Dans le conte d’Hoffmann L’Homme au sable, où tout tourne autour de la question du regard, il est dit des yeux de Clara, l’une des deux femmes de l’histoire, qu’ils ressemblaient « à un lac de Ruisdael, où se réfléchit le pur azur d’un ciel sans nuages, le bois et la plaine fleurie, tout l’aspect vivant et coloré d’un riant et frais paysage. » Si l’on songe, en le lisant, à la Joconde, le texte d’Hoffmann, établissant ici une analogie entre des yeux et un paysage, et plus généralement faisant continuellement jouer le vis-à-vis regard-regardée, figure-reflet, animé-inanimée, réel-représentation, réalité-illusion, personne-artefact, être de chair-œuvre d’art, ce texte ouvre et éclaire le portrait de Monna Lisa de perspectives sans fin.

Hoffmann poursuit avec ces phrases qui pourraient s’appliquer directement à la Joconde : « Poètes et compositeurs renchérissaient encore et disaient : « Que parlez-vous de lac, ou de miroir ! Pouvons-nous jeter un seul regard sur cette jeune fille sans être frappés des accents célestes, des mélodies merveilleuses qui rayonnent dans ses yeux et qui nous pénètrent si profondément que tout notre être en est ému et inspiré ? Si nous ne faisons rien de vraiment beau, c’est qu’en général nous ne valons pas grand’chose, et cela nous le lisons clairement dans ce fin sourire qui voltige sur les lèvres de Clara, quand nous avons l’impertinence de lui rabâcher de ces lieux communs qu’on a la prétention d’appeler de la musique ou de la poésie, bien que ce ne soit qu’un vain assemblage de sons vides et confus. »

Regard céleste et fin sourire renvoient donc l’homme, après une extase, à sa petitesse et à son ignorance, dans un monde déstabilisé par une relativisation que nous pourrions dire encore une fois digne de la théorie d’Einstein. La « quiétude naturelle de Clara, son regard clair et son sourire plein d’une finesse ironique semblaient dire : « Mes chers amis ! Comment pouvez-vous prétendre me faire considérer comme des figures réelles, douées de vie et de mouvement, vos fantômes passagers et vaporeux ?… »

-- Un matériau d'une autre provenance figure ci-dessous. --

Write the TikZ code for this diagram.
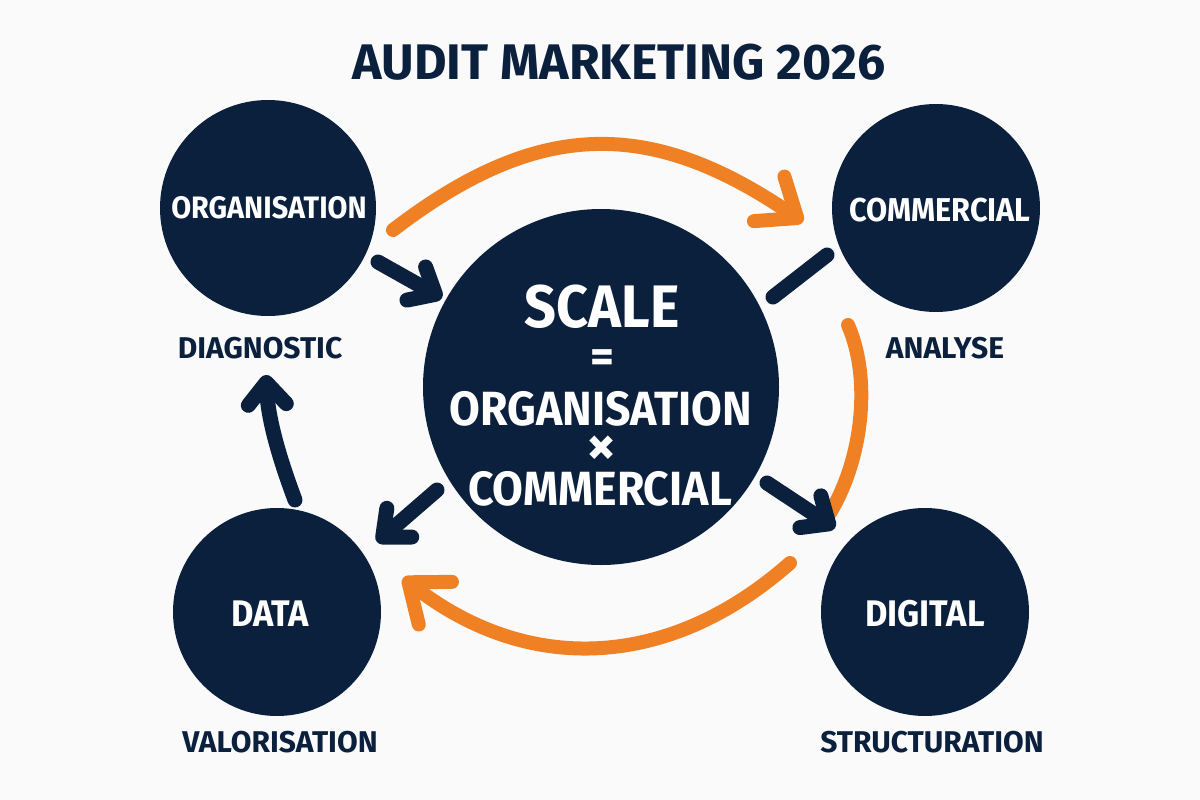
\documentclass[tikz,border=0pt]{standalone}
\usepackage{fontspec}
\setmainfont{Fira Sans}
\newfontfamily\condfont{Fira Sans}[FakeStretch=0.93]
\usetikzlibrary{arrows.meta}
\definecolor{navy}{RGB}{10,32,60}
\definecolor{orng}{RGB}{240,128,36}
\definecolor{bg}{RGB}{250,250,250}
\tikzset{
  bubble/.style={circle, fill=navy, inner sep=0pt, minimum size=#1},
  lbl/.style={text=navy, anchor=base, inner sep=0pt, font=\bfseries\fontsize{30}{32}\selectfont},
  intext/.style={text=white, anchor=base, inner sep=0pt, font=\condfont\bfseries\fontsize{31}{34}\selectfont},
  bottext/.style={text=white, anchor=base, inner sep=0pt, font=\condfont\bfseries\fontsize{37}{40}\selectfont},
  bigtext/.style={text=white, anchor=base, inner sep=0pt, font=\condfont\bfseries\fontsize{48}{52}\selectfont},
  navyarrow/.style={draw=navy, line width=15pt, line cap=round, -{Straight Barb[round,length=22pt,width=38pt]}},
  navyline/.style={draw=navy, line width=15pt, line cap=round},
  orangearrow/.style={draw=orng, line width=14pt, line cap=round, -{Straight Barb[round,length=34pt,width=54pt]}},
  orangeline/.style={draw=orng, line width=14pt, line cap=round},
}
\begin{document}
\begin{tikzpicture}[x=1pt,y=-1pt]
\fill[bg] (0,0) rectangle (1200,800);
\useasboundingbox (0,0) rectangle (1200,800);

% title
\node[text=navy, anchor=base, inner sep=0pt, font=\bfseries\fontsize{50}{52}\selectfont] (title) at (619,80) {AUDIT MARKETING 2026};

% circles
\node[bubble=216pt] (org) at (268,208) {};
\node[bubble=208pt] (com) at (936,208) {};
\node[bubble=356pt] (ctr) at (601,387) {};
\node[bubble=208pt] (dat) at (277,612) {};
\node[bubble=208pt] (dig) at (925,612) {};

% circle texts
\node[intext] (orgt) at (269,218) {ORGANISATION};
\node[intext, font=\condfont\bfseries\fontsize{33}{36}\selectfont] (comt) at (940,221) {COMMERCIAL};
\node[bottext] (datt) at (270,626) {DATA};
\node[bottext] (digt) at (925,626) {DIGITAL};

\node[text=white, anchor=base, inner sep=0pt, font=\condfont\bfseries\fontsize{60}{62}\selectfont] (scale) at (602,327) {SCALE};
\node[text=white, inner sep=0pt, font=\bfseries\fontsize{46}{48}\selectfont] (eq) at (602,361) {=};
\node[bigtext] (orgbig) at (601,425) {ORGANISATION};
\node[text=white, inner sep=0pt, font=\bfseries\fontsize{58}{60}\selectfont] (times) at (602,451) {×};
\node[bigtext] (combig) at (600,505) {COMMERCIAL};

% labels
\node[lbl] (diag) at (260,358) {DIAGNOSTIC};
\node[lbl] (anal) at (945,358) {ANALYSE};
\node[lbl] (valo) at (280,752) {VALORISATION};
\node[lbl] (stru) at (932,752) {STRUCTURATION};

% connector end points
\coordinate (o1s) at (393,230);
\coordinate (o1e) at (803,222);
\coordinate (o2s) at (848,325);
\coordinate (o2e) at (830,513);
\coordinate (o3s) at (790,563);
\coordinate (o3e) at (403,578);
\coordinate (n1s) at (378,262);
\coordinate (n1e) at (442,298);
\coordinate (n2s) at (437,490);
\coordinate (n2e) at (377,542);
\coordinate (n3s) at (767,483);
\coordinate (n3e) at (835,528);
\coordinate (n4s) at (295,500);
\coordinate (n4e) at (266,375);
\coordinate (n5s) at (827,255);
\coordinate (n5e) at (773,297);

% orange arcs
\draw[orangearrow] (o1s) .. controls (539,118) and (651,118) .. (o1e);
\draw[orangeline] (o2s) .. controls (872,380) and (862,460) .. (o2e);
\draw[orangearrow] (o3s) .. controls (670,669) and (529,676) .. (o3e);

% navy arrows
\draw[navyarrow] (n1s) -- (n1e);
\draw[navyarrow] (n2s) -- (n2e);
\draw[navyarrow] (n3s) -- (n3e);
\draw[navyarrow] (n4s) .. controls (280,460) and (268,420) .. (n4e);
\draw[navyline] (n5s) -- (n5e);
\end{tikzpicture}
\end{document}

Qu’est-ce qui est réel, qu’est-ce qui est illusoire ? Le texte redouble la question avec la figure de l’autre femme, Olympe, qui, apprend-on, n’est en fait qu’un automate fabriqué par un alchimiste, avec des yeux récupérés, et qu’on retrouve finalement « assise à la porte d’une jolie maison de campagne auprès d’un homme agréable, sa main dans la sienne, avec deux beaux enfants jouant devant elle. »

Qui est le plus réel ? Le mortel ou la mortelle qui regardent la Joconde, ou la Joconde qui, depuis des siècles, avec un fin sourire, plante ses yeux dans ceux des mortels et des mortelles qui passent devant elle ?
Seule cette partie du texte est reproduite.